- Directive -
Reproduce all the lines exactly as they stand, apart from the pictures.
• • •
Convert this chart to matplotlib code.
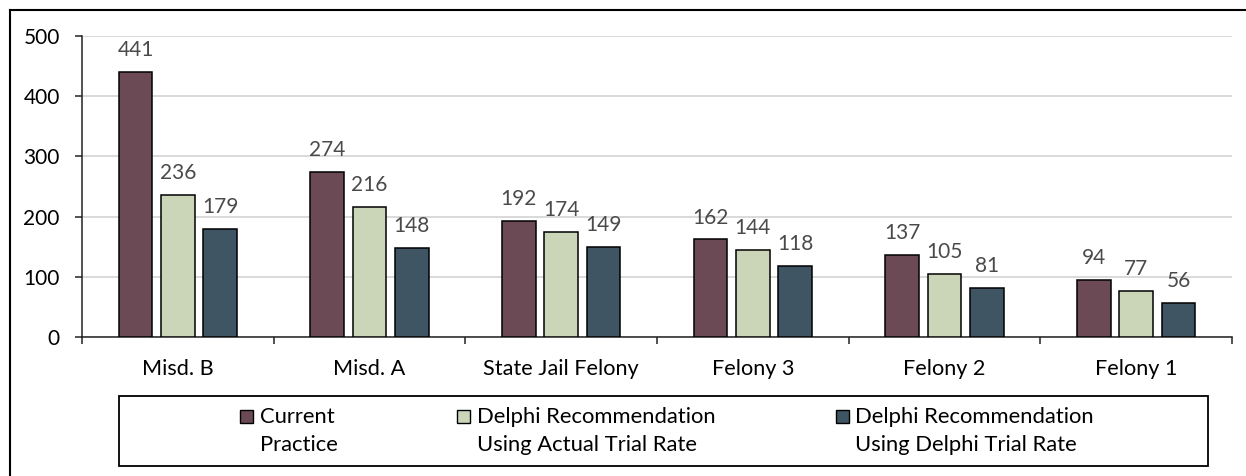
import matplotlib
matplotlib.use("Agg")
import matplotlib.pyplot as plt
import numpy as np
from matplotlib.patches import Rectangle
from matplotlib.lines import Line2D

categories = ["Misd. B", "Misd. A", "State Jail Felony", "Felony 3", "Felony 2", "Felony 1"]
current_practice = [441, 274, 192, 162, 137, 94]
delphi_actual = [236, 216, 174, 144, 105, 77]
delphi_delphi = [179, 148, 149, 118, 81, 56]
series_names = ["Current\nPractice",
                "Delphi Recommendation\nUsing Actual Trial Rate",
                "Delphi Recommendation\nUsing Delphi Trial Rate"]
colors = ["#6B4A56", "#CBD6B9", "#3F5563"]
yticks = [0, 100, 200, 300, 400, 500]

plt.rcParams['font.family'] = ['Lato', 'DejaVu Sans']
W, H = 1246, 476
fig = plt.figure(figsize=(W / 100, H / 100), dpi=100)

def fx(px):
    return px / W

def fy(py):
    return 1 - py / H

ax = fig.add_axes([fx(82), fy(337), fx(1232) - fx(82), fy(36) - fy(337)])

x = np.arange(len(categories))
bw = 0.177
step = 0.221
series = [current_practice, delphi_actual, delphi_delphi]
for i, vals in enumerate(series):
    pos = x + (i - 1) * step
    ax.bar(pos, vals, width=bw, color=colors[i], edgecolor="black",
           linewidth=1.1, zorder=3)
    for xp, v in zip(pos, vals):
        ax.annotate(str(v), (xp, v), xytext=(0, 11.5), textcoords="offset points",
                    ha="center", va="baseline", fontsize=15, color="#4A4A4A")

ax.set_xlim(-0.5, len(categories) - 0.5)
ax.set_ylim(0, 500)
ax.set_yticks(yticks)
ax.set_yticklabels([str(t) for t in yticks])
ax.yaxis.grid(True, color="#D9D9D9", linewidth=1.4, zorder=0)
ax.set_axisbelow(True)

ax.set_xticks(x)
ax.set_xticklabels(categories)
ax.set_xticks(np.arange(-0.5, len(categories)), minor=True)
ax.tick_params(axis="x", which="major", length=0, pad=16, labelsize=15.6, colors="black")
ax.tick_params(axis="x", which="minor", length=5, width=1.1, direction="out", color="#222222")
ax.tick_params(axis="y", which="major", length=5, width=1.1, direction="out",
               pad=11, labelsize=15, color="#222222")

for s in ["top", "right"]:
    ax.spines[s].set_visible(False)
for s in ["left", "bottom"]:
    ax.spines[s].set_color("#222222")
    ax.spines[s].set_linewidth(1.1)

# outer frame (top and left edges)
fig.add_artist(Line2D([fx(9.5), 1.0], [fy(10), fy(10)], color="black", linewidth=1.5))
fig.add_artist(Line2D([fx(9.5), fx(9.5)], [fy(10), 0.0], color="black", linewidth=1.5))

# legend box
fig.add_artist(Rectangle((fx(119), fy(466)), fx(1208) - fx(119), fy(396) - fy(466),
                         facecolor="white", edgecolor="black", linewidth=1.3))
sq_x = [240, 457, 836]
txt_x = [260, 477, 855]
for i in range(3):
    fig.add_artist(Rectangle((fx(sq_x[i]), fy(423)), fx(13), 13 / H,
                             facecolor=colors[i], edgecolor="black", linewidth=1.0))
    line1, line2 = series_names[i].split("\n")
    fig.text(fx(txt_x[i]), fy(417), line1, ha="left", va="center", fontsize=15.8, color="black")
    fig.text(fx(txt_x[i]), fy(445), line2, ha="left", va="center", fontsize=15.8, color="black")

fig.savefig("out.png", dpi=100)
• • •
- Result for this exercise -
Convert this chart to matplotlib code.
import matplotlib
matplotlib.use("Agg")
import matplotlib.pyplot as plt
import numpy as np
from matplotlib.patches import Rectangle
from matplotlib.lines import Line2D

categories = ["Misd. B", "Misd. A", "State Jail Felony", "Felony 3", "Felony 2", "Felony 1"]
current_practice = [441, 274, 192, 162, 137, 94]
delphi_actual = [236, 216, 174, 144, 105, 77]
delphi_delphi = [179, 148, 149, 118, 81, 56]
series_names = ["Current\nPractice",
                "Delphi Recommendation\nUsing Actual Trial Rate",
                "Delphi Recommendation\nUsing Delphi Trial Rate"]
colors = ["#6B4A56", "#CBD6B9", "#3F5563"]
yticks = [0, 100, 200, 300, 400, 500]

plt.rcParams['font.family'] = ['Lato', 'DejaVu Sans']
W, H = 1246, 476
fig = plt.figure(figsize=(W / 100, H / 100), dpi=100)

def fx(px):
    return px / W

def fy(py):
    return 1 - py / H

ax = fig.add_axes([fx(82), fy(337), fx(1232) - fx(82), fy(36) - fy(337)])

x = np.arange(len(categories))
bw = 0.177
step = 0.221
series = [current_practice, delphi_actual, delphi_delphi]
for i, vals in enumerate(series):
    pos = x + (i - 1) * step
    ax.bar(pos, vals, width=bw, color=colors[i], edgecolor="black",
           linewidth=1.1, zorder=3)
    for xp, v in zip(pos, vals):
        ax.annotate(str(v), (xp, v), xytext=(0, 11.5), textcoords="offset points",
                    ha="center", va="baseline", fontsize=15, color="#4A4A4A")

ax.set_xlim(-0.5, len(categories) - 0.5)
ax.set_ylim(0, 500)
ax.set_yticks(yticks)
ax.set_yticklabels([str(t) for t in yticks])
ax.yaxis.grid(True, color="#D9D9D9", linewidth=1.4, zorder=0)
ax.set_axisbelow(True)

ax.set_xticks(x)
ax.set_xticklabels(categories)
ax.set_xticks(np.arange(-0.5, len(categories)), minor=True)
ax.tick_params(axis="x", which="major", length=0, pad=16, labelsize=15.6, colors="black")
ax.tick_params(axis="x", which="minor", length=5, width=1.1, direction="out", color="#222222")
ax.tick_params(axis="y", which="major", length=5, width=1.1, direction="out",
               pad=11, labelsize=15, color="#222222")

for s in ["top", "right"]:
    ax.spines[s].set_visible(False)
for s in ["left", "bottom"]:
    ax.spines[s].set_color("#222222")
    ax.spines[s].set_linewidth(1.1)

# outer frame (top and left edges)
fig.add_artist(Line2D([fx(9.5), 1.0], [fy(10), fy(10)], color="black", linewidth=1.5))
fig.add_artist(Line2D([fx(9.5), fx(9.5)], [fy(10), 0.0], color="black", linewidth=1.5))

# legend box
fig.add_artist(Rectangle((fx(119), fy(466)), fx(1208) - fx(119), fy(396) - fy(466),
                         facecolor="white", edgecolor="black", linewidth=1.3))
sq_x = [240, 457, 836]
txt_x = [260, 477, 855]
for i in range(3):
    fig.add_artist(Rectangle((fx(sq_x[i]), fy(423)), fx(13), 13 / H,
                             facecolor=colors[i], edgecolor="black", linewidth=1.0))
    line1, line2 = series_names[i].split("\n")
    fig.text(fx(txt_x[i]), fy(417), line1, ha="left", va="center", fontsize=15.8, color="black")
    fig.text(fx(txt_x[i]), fy(445), line2, ha="left", va="center", fontsize=15.8, color="black")

fig.savefig("out.png", dpi=100)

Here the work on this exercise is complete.